━━━━━ RECORDS FOR THE TASK
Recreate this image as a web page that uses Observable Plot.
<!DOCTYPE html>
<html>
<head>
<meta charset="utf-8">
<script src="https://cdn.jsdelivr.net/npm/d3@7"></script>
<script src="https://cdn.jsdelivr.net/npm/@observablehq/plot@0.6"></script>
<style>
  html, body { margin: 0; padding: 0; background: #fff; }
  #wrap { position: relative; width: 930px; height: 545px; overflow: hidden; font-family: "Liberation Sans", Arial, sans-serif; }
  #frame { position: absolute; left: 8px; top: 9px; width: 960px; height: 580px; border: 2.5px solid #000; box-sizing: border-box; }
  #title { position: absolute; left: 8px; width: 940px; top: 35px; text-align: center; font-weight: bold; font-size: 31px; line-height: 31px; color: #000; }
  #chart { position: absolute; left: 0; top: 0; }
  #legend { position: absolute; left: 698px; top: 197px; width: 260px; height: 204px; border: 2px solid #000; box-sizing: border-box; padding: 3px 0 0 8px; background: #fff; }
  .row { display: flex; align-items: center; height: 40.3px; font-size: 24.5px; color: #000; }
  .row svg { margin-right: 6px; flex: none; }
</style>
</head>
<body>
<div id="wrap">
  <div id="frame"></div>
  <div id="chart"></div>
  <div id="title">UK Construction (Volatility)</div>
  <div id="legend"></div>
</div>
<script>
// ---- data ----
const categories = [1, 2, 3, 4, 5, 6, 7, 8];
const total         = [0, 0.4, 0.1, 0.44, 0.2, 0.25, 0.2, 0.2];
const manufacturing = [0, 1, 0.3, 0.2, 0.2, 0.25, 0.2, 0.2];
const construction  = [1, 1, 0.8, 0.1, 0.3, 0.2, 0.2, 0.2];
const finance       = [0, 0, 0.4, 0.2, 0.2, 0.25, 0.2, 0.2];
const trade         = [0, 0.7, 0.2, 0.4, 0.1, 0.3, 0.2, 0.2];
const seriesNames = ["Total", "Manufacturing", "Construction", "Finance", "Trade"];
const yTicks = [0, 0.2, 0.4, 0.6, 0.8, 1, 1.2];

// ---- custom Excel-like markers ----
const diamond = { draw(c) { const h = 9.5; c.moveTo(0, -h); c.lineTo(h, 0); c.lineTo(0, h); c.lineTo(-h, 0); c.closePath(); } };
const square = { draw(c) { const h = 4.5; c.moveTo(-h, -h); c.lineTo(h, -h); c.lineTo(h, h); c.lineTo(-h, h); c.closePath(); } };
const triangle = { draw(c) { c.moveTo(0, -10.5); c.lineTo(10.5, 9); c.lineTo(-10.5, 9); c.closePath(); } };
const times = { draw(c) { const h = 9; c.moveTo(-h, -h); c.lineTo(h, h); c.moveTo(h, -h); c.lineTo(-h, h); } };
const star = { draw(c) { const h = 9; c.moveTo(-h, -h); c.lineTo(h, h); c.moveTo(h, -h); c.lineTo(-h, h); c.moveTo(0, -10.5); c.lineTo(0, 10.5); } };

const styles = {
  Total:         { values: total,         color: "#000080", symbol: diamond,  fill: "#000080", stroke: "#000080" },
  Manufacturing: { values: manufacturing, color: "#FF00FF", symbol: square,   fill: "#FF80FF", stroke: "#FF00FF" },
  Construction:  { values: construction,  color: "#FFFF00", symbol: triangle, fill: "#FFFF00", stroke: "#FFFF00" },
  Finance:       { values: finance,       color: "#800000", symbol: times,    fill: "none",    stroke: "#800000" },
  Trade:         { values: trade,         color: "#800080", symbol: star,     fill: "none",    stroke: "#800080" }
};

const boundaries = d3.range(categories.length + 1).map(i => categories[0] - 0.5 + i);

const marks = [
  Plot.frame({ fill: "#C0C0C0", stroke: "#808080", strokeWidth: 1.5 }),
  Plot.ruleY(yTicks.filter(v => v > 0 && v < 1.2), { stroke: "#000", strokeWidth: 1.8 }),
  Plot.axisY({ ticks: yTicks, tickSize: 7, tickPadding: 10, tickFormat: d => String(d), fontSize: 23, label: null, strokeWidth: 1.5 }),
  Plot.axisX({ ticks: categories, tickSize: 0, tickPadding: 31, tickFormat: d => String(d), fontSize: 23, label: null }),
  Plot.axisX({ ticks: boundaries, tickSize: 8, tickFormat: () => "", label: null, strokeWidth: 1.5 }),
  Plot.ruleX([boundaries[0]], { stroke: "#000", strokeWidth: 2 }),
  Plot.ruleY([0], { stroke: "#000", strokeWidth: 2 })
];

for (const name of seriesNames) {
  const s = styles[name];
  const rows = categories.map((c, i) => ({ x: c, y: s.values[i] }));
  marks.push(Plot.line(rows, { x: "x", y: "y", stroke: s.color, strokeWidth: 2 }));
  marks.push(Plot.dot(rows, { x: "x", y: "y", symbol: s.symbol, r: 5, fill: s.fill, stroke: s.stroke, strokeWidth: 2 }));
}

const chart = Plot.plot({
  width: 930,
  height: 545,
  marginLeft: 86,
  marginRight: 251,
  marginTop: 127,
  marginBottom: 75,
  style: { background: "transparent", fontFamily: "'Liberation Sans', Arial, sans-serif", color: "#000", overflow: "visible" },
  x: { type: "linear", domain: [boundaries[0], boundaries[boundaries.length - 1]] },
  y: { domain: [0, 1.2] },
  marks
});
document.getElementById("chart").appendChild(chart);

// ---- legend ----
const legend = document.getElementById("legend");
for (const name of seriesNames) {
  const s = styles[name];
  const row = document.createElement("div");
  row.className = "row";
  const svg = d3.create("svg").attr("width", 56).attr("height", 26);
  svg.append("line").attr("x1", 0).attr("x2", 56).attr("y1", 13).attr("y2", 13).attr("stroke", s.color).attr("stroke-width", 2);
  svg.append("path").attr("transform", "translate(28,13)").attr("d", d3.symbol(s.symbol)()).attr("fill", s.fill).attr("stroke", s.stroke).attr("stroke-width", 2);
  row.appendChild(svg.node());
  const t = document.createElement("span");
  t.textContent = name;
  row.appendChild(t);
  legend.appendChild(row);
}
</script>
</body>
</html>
━━━━━━━━━━
━━━━━ RECORDS FOR THE TASK
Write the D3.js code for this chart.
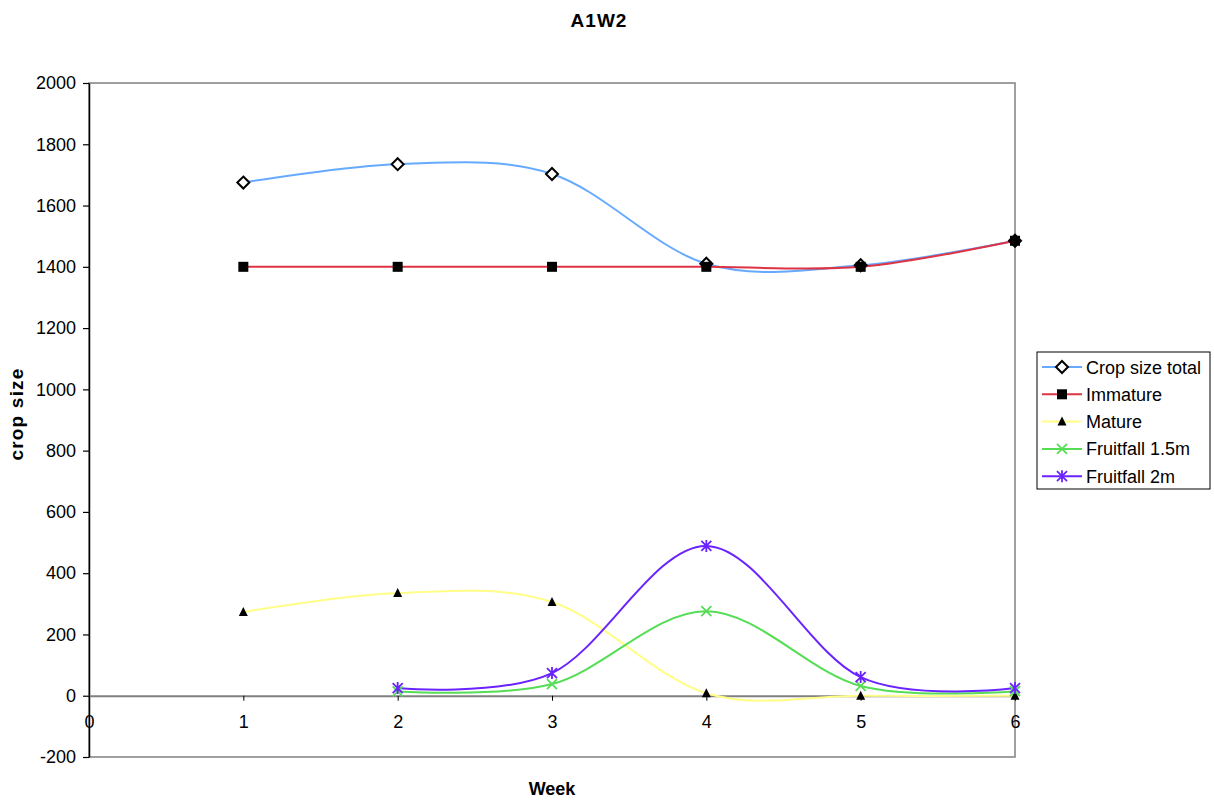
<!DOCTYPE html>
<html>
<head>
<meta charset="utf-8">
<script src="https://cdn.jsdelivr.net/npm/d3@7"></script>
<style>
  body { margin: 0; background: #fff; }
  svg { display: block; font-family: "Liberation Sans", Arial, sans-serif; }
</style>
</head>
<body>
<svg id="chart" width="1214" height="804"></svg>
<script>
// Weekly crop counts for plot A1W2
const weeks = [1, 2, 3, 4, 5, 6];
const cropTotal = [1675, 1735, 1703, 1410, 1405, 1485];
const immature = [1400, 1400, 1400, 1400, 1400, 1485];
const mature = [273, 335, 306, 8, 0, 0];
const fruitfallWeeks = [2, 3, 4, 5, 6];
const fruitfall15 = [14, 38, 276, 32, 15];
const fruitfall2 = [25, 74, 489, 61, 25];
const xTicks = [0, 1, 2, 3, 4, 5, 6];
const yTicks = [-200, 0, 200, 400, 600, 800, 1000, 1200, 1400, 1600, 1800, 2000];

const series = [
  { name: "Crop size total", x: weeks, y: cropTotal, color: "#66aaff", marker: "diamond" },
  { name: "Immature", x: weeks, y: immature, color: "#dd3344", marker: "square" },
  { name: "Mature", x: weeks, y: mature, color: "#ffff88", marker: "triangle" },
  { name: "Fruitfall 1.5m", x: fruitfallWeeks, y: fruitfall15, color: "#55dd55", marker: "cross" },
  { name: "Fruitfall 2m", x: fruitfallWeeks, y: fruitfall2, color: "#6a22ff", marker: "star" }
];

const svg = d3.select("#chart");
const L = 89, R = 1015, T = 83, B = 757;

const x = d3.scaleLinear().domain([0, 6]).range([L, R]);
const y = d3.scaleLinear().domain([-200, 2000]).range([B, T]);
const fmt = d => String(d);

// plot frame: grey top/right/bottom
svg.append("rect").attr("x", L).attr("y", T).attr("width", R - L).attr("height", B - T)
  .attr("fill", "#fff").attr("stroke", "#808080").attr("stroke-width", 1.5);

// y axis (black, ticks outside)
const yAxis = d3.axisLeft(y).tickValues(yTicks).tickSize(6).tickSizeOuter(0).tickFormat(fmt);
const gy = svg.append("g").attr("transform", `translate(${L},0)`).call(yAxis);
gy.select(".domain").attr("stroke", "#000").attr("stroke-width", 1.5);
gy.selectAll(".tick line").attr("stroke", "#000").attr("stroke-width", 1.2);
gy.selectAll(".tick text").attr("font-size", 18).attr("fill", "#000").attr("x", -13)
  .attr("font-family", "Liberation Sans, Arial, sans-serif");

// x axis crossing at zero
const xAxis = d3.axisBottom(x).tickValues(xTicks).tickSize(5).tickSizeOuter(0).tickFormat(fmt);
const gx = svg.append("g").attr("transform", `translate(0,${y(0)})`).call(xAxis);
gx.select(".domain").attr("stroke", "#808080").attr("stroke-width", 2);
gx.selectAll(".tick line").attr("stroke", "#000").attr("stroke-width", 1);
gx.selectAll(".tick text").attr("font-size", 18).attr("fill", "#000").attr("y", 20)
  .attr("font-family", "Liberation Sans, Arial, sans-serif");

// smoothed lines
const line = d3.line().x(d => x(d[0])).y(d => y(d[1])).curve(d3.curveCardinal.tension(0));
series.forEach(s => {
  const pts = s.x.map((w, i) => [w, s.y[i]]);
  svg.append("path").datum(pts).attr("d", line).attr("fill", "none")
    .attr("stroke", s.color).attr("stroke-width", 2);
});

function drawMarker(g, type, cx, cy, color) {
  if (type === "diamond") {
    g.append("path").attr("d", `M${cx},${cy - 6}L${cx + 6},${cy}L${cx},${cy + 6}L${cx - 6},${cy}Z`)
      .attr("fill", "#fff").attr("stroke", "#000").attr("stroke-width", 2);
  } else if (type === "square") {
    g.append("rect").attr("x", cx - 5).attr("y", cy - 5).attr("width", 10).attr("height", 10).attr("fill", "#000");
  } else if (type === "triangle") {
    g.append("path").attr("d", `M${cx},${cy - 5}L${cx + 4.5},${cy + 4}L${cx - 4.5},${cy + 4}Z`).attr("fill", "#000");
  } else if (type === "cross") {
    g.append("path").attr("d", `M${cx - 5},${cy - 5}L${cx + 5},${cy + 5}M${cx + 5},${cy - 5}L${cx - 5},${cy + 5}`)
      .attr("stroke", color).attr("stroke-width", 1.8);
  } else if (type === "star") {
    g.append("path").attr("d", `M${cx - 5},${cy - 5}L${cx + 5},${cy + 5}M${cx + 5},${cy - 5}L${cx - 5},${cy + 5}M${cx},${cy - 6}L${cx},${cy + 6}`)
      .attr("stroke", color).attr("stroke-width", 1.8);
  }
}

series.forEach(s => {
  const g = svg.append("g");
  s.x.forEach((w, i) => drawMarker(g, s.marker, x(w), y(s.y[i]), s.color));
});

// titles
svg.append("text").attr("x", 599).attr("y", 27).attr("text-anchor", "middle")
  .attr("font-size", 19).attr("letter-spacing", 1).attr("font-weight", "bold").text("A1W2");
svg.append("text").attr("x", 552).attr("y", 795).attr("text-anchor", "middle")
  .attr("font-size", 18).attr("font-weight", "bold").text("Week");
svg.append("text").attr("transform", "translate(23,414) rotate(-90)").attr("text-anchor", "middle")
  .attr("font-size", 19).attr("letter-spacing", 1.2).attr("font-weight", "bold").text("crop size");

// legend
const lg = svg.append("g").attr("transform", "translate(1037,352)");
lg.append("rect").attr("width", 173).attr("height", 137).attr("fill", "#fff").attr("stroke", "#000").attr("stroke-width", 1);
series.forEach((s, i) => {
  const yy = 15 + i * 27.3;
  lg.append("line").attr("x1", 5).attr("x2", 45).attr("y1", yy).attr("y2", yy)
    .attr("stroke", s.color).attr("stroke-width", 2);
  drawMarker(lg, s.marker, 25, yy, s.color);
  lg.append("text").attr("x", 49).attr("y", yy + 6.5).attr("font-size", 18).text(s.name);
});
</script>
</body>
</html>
━━━━━━━━━━
→ WRITTEN EXERCISE: Copy only the lines above from the one containing "Write the D3.js code for this chart." through the one containing "const L = 89, R = 1015, T = 83, B = 757;", both included. Leave out the pictures.

→ FULL ANSWER:
Write the D3.js code for this chart.
<!DOCTYPE html>
<html>
<head>
<meta charset="utf-8">
<script src="https://cdn.jsdelivr.net/npm/d3@7"></script>
<style>
  body { margin: 0; background: #fff; }
  svg { display: block; font-family: "Liberation Sans", Arial, sans-serif; }
</style>
</head>
<body>
<svg id="chart" width="1214" height="804"></svg>
<script>
// Weekly crop counts for plot A1W2
const weeks = [1, 2, 3, 4, 5, 6];
const cropTotal = [1675, 1735, 1703, 1410, 1405, 1485];
const immature = [1400, 1400, 1400, 1400, 1400, 1485];
const mature = [273, 335, 306, 8, 0, 0];
const fruitfallWeeks = [2, 3, 4, 5, 6];
const fruitfall15 = [14, 38, 276, 32, 15];
const fruitfall2 = [25, 74, 489, 61, 25];
const xTicks = [0, 1, 2, 3, 4, 5, 6];
const yTicks = [-200, 0, 200, 400, 600, 800, 1000, 1200, 1400, 1600, 1800, 2000];

const series = [
  { name: "Crop size total", x: weeks, y: cropTotal, color: "#66aaff", marker: "diamond" },
  { name: "Immature", x: weeks, y: immature, color: "#dd3344", marker: "square" },
  { name: "Mature", x: weeks, y: mature, color: "#ffff88", marker: "triangle" },
  { name: "Fruitfall 1.5m", x: fruitfallWeeks, y: fruitfall15, color: "#55dd55", marker: "cross" },
  { name: "Fruitfall 2m", x: fruitfallWeeks, y: fruitfall2, color: "#6a22ff", marker: "star" }
];

const svg = d3.select("#chart");
const L = 89, R = 1015, T = 83, B = 757;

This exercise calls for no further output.